3.2. Synthesis of Compounds 1 and 2

Synthesis of {(H₁₂L₈)·([N(C₂H₅)₄]⁺)₃·(ClO₄⁻)₁₅·(H₂O)₃₂} (1): A mixture of L (40.8 mg, 0.1 mmol), Fe(ClO₄)₂·6H₂O (76.4 mg, 0.3 mmol), and tetraethylammonium hydroxide ([N(C₂H₅)₄]OH) (0.06 mL) in 5 mL methanol was stirred at room temperature for 5 min. The resulting solution was placed in a beaker undisturbed at room temperature. Yellow cubic crystals of compound 1 were obtained within seven days. Yield: 80% based on L ligand.

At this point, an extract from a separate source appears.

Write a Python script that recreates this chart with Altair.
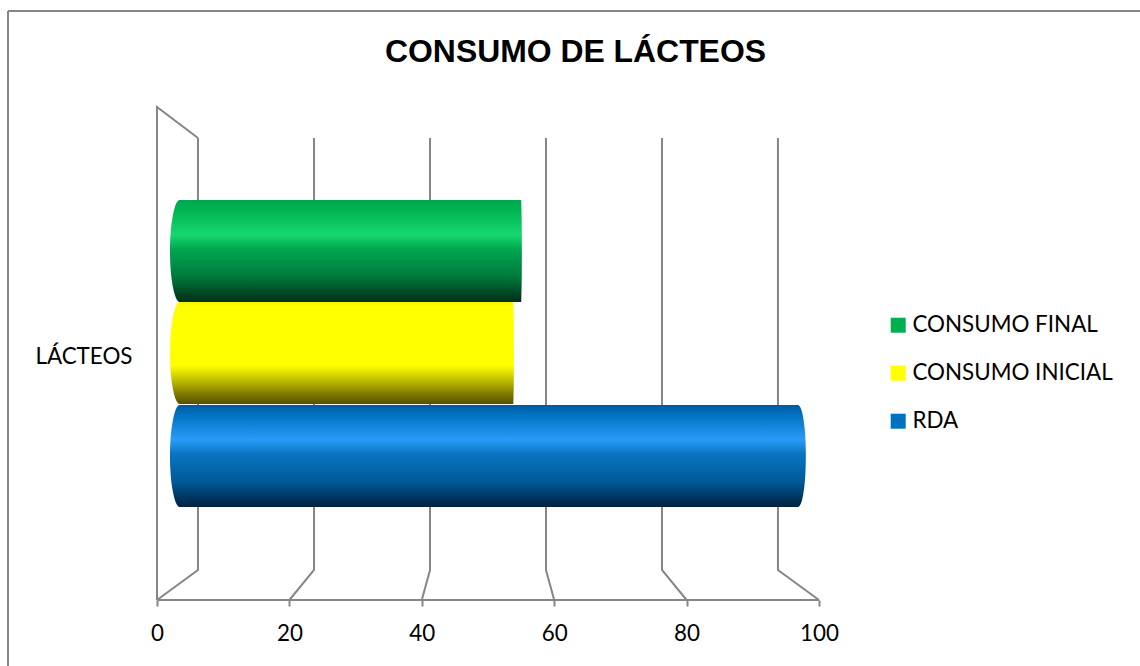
import altair as alt
import pandas as pd

# Values of the three bars, read on the 0-100 axis
series = ["CONSUMO FINAL", "CONSUMO INICIAL", "RDA"]
values = [55.0, 53.8, 96.7]
bar_start = 3.5
bar_low = [298.0, 196.0, 93.0]
colors = ["#00b050", "#ffff00", "#0070c0"]

# Perspective frame: front and back positions of each grid line
tick_values = [0, 20, 40, 60, 80, 100]
back_values = [6.19, 23.72, 41.24, 58.76, 76.28, 93.8]
floor_back, wall_top, front_top = 30, 462, 493
bar_height = 102
GRID = "#868686"
FONT = "Lato"
TEXT_SIZE = 22.4

grad_stops = {
    "CONSUMO FINAL": [(0, "#00a850"), (0.08, "#00b050"), (0.34, "#16d870"), (0.48, "#00a850"),
                      (0.75, "#007a3c"), (0.94, "#003f20"), (1, "#00301a")],
    "CONSUMO INICIAL": [(0, "#f4f400"), (0.04, "#ffff00"), (0.62, "#ffff00"), (0.74, "#cccc00"),
                        (0.9, "#807a00"), (1, "#565000")],
    "RDA": [(0, "#005a9e"), (0.09, "#0070c0"), (0.34, "#2a9cf8"), (0.48, "#0a74c2"),
            (0.75, "#005a98"), (0.93, "#003058"), (1, "#002240")],
}

# End caps of the cylinders, in the unit box used by custom symbol paths
left_cap = "M 0.03 -1 L -0.02 -1 C -0.1 -0.98 -0.2 -0.6 -0.2 0 C -0.2 0.6 -0.1 0.98 -0.02 1 L 0.03 1 Z"
right_caps = {
    "CONSUMO FINAL": "M -0.03 -1 L 0 -1 C 0.02 -0.5 0.02 0.5 0 1 L -0.03 1 Z",
    "CONSUMO INICIAL": "M -0.03 -1 L 0 -1 C 0.02 -0.5 0.02 0.5 0 1 L -0.03 1 Z",
    "RDA": "M -0.03 -1 L 0.02 -1 C 0.1 -0.98 0.17 -0.6 0.17 0 C 0.17 0.6 0.1 0.98 0.02 1 L -0.03 1 Z",
}

x_scale = alt.Scale(domain=[0, 100], range=[0, 662], nice=False, zero=False)
y_scale = alt.Scale(domain=[0, 493], range=[493, 0], nice=False, zero=False)


def gradient(name):
    return alt.LinearGradient(
        gradient="linear", x1=0, x2=0, y1=0, y2=1,
        stops=[alt.GradientStop(offset=o, color=c) for o, c in grad_stops[name]],
    )


# Grid lines bent from the front edge to the back wall
grid_rows = []
for i, (front, back) in enumerate(zip(tick_values, back_values)):
    grid_rows += [
        {"line": i, "order": 0, "x": front, "y": 0},
        {"line": i, "order": 1, "x": back, "y": floor_back},
        {"line": i, "order": 2, "x": back, "y": wall_top},
    ]
grid_rows += [
    {"line": 10, "order": 0, "x": 0, "y": 0},
    {"line": 10, "order": 1, "x": 0, "y": front_top},
    {"line": 10, "order": 2, "x": back_values[0], "y": wall_top},
    {"line": 11, "order": 0, "x": 0, "y": 0},
    {"line": 11, "order": 1, "x": 100, "y": 0},
]

x_axis = alt.Axis(
    values=tick_values, title=None, grid=False, domain=False,
    tickColor=GRID, tickWidth=2, tickSize=6, labelFont=FONT, labelFontSize=TEXT_SIZE,
    labelColor="#000000", labelPadding=16, labelAngle=0, format="d",
    labelFlush=False, labelOverlap=False,
)
y_axis = alt.Axis(
    values=[244], labelExpr="'LÁCTEOS'", title=None, grid=False, domain=False, ticks=False,
    labelFont=FONT, labelFontSize=TEXT_SIZE, labelColor="#000000", labelPadding=25,
)

grid = alt.Chart(pd.DataFrame(grid_rows)).mark_line(color=GRID, strokeWidth=2).encode(
    x=alt.X("x:Q", scale=x_scale, axis=x_axis),
    y=alt.Y("y:Q", scale=y_scale, axis=y_axis),
    detail="line:N",
    order="order:Q",
)

layers = [grid]
for name, value, low in zip(series, values, bar_low):
    row = pd.DataFrame([{"start": bar_start, "end": value, "low": low,
                         "high": low + bar_height, "mid": low + bar_height / 2}])
    fill = gradient(name)
    base = alt.Chart(row)
    layers.append(base.mark_rect(color=fill).encode(
        x=alt.X("start:Q", scale=x_scale), x2="end:Q",
        y=alt.Y("low:Q", scale=y_scale), y2="high:Q",
    ))
    for cap, field in ((left_cap, "start"), (right_caps[name], "end")):
        layers.append(base.mark_point(
            shape=cap, size=bar_height ** 2, filled=True, color=fill, opacity=1, strokeWidth=0,
        ).encode(
            x=alt.X(f"{field}:Q", scale=x_scale),
            y=alt.Y("mid:Q", scale=y_scale),
        ))

# Invisible layer that only carries the legend
legend_layer = alt.Chart(pd.DataFrame({"name": series, "x": [0, 0, 0], "y": [0, 0, 0]})).mark_point(
    shape="square", filled=True, opacity=0,
).encode(
    x=alt.X("x:Q", scale=x_scale),
    y=alt.Y("y:Q", scale=y_scale),
    color=alt.Color(
        "name:N",
        scale=alt.Scale(domain=series, range=colors),
        sort=series,
        legend=alt.Legend(
            title=None, orient="none", legendX=730, legendY=207, symbolType="square",
            symbolSize=225, symbolOpacity=1, symbolStrokeWidth=0, labelFont=FONT, labelFontSize=TEXT_SIZE,
            labelColor="#000000", rowPadding=25, labelOffset=3, labelLimit=300,
        ),
    ),
)

# Outer frame, open on the right and at the bottom
frame_top = alt.Chart(pd.DataFrame({"a": [0]})).mark_rule(color=GRID, strokeWidth=2).encode(
    x=alt.value(-149), x2=alt.value(983), y=alt.value(-96),
)
frame_left = alt.Chart(pd.DataFrame({"a": [0]})).mark_rule(color=GRID, strokeWidth=2).encode(
    x=alt.value(-149), y=alt.value(-96), y2=alt.value(559),
)

title = alt.Chart(pd.DataFrame({"t": ["CONSUMO DE LÁCTEOS"]})).mark_text(
    font="Liberation Sans", fontWeight="bold", fontSize=31.9, color="#000000", align="center", baseline="middle",
).encode(x=alt.value(418.5), y=alt.value(-55), text="t:N")

chart = alt.layer(frame_top, frame_left, *layers, legend_layer, title).properties(
    width=662, height=493,
    padding={"left": 157, "top": 107, "right": 321, "bottom": 66},
    autosize=alt.AutoSizeParams(type="none"),
    background="#ffffff",
).configure_view(stroke=None)

chart.save("out.html", embed_options={"renderer": "svg", "actions": False})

Synthesis of {([CoSCNL]⁺)₈·([NC₈H₂₀]⁺)₃·(SCN)₁₁·(H₂O)₁₃} (2). Upon immersing the crystals of compound 1 in the aqueous of Co(SCN)₂ (0.15 mol/L) for 10 days, the crystals of compound 2 were harvested as purple crystals.

3.3. Crystallography

Single-crystal X-ray data were harvested on a Bruker D8 Venture diffractometer with Mo-K_α radiation at 200 K. Structures were solved using a direct method and refined by the full-matrix least-squares technique on F² with the SHELXTL 2014 program [45]. All the H atoms were geometrically generated and refined using a riding model. The X-ray crystallographic coordinates for structures reported in this article have been deposited at the Cambridge Crystallographic Data Centre (CCDC) under deposition numbers 2266971–2266972. These data can be obtained free of charge from The Cambridge Crystallographic Data Centre via www.ccdc.cam.ac.uk/data_request/cif (accessed on 2 June 2023). Detail crystallographic data are listed in Table S1.

4. Conclusions

In conclusion, we have synthesized a hierarchical self-assembly consisting of π-stacked cubes with open chelating sites. Learning from the single-crystal-to-single-crystal metalation of MOFs, metal ions were successfully mounted onto the chelating sites via single-crystal-to-single-crystal transformation. This strategy may be used for metalation of other supramolecular frameworks with open coordination sites, thus providing a new method of synthesizing metal–organic complexes.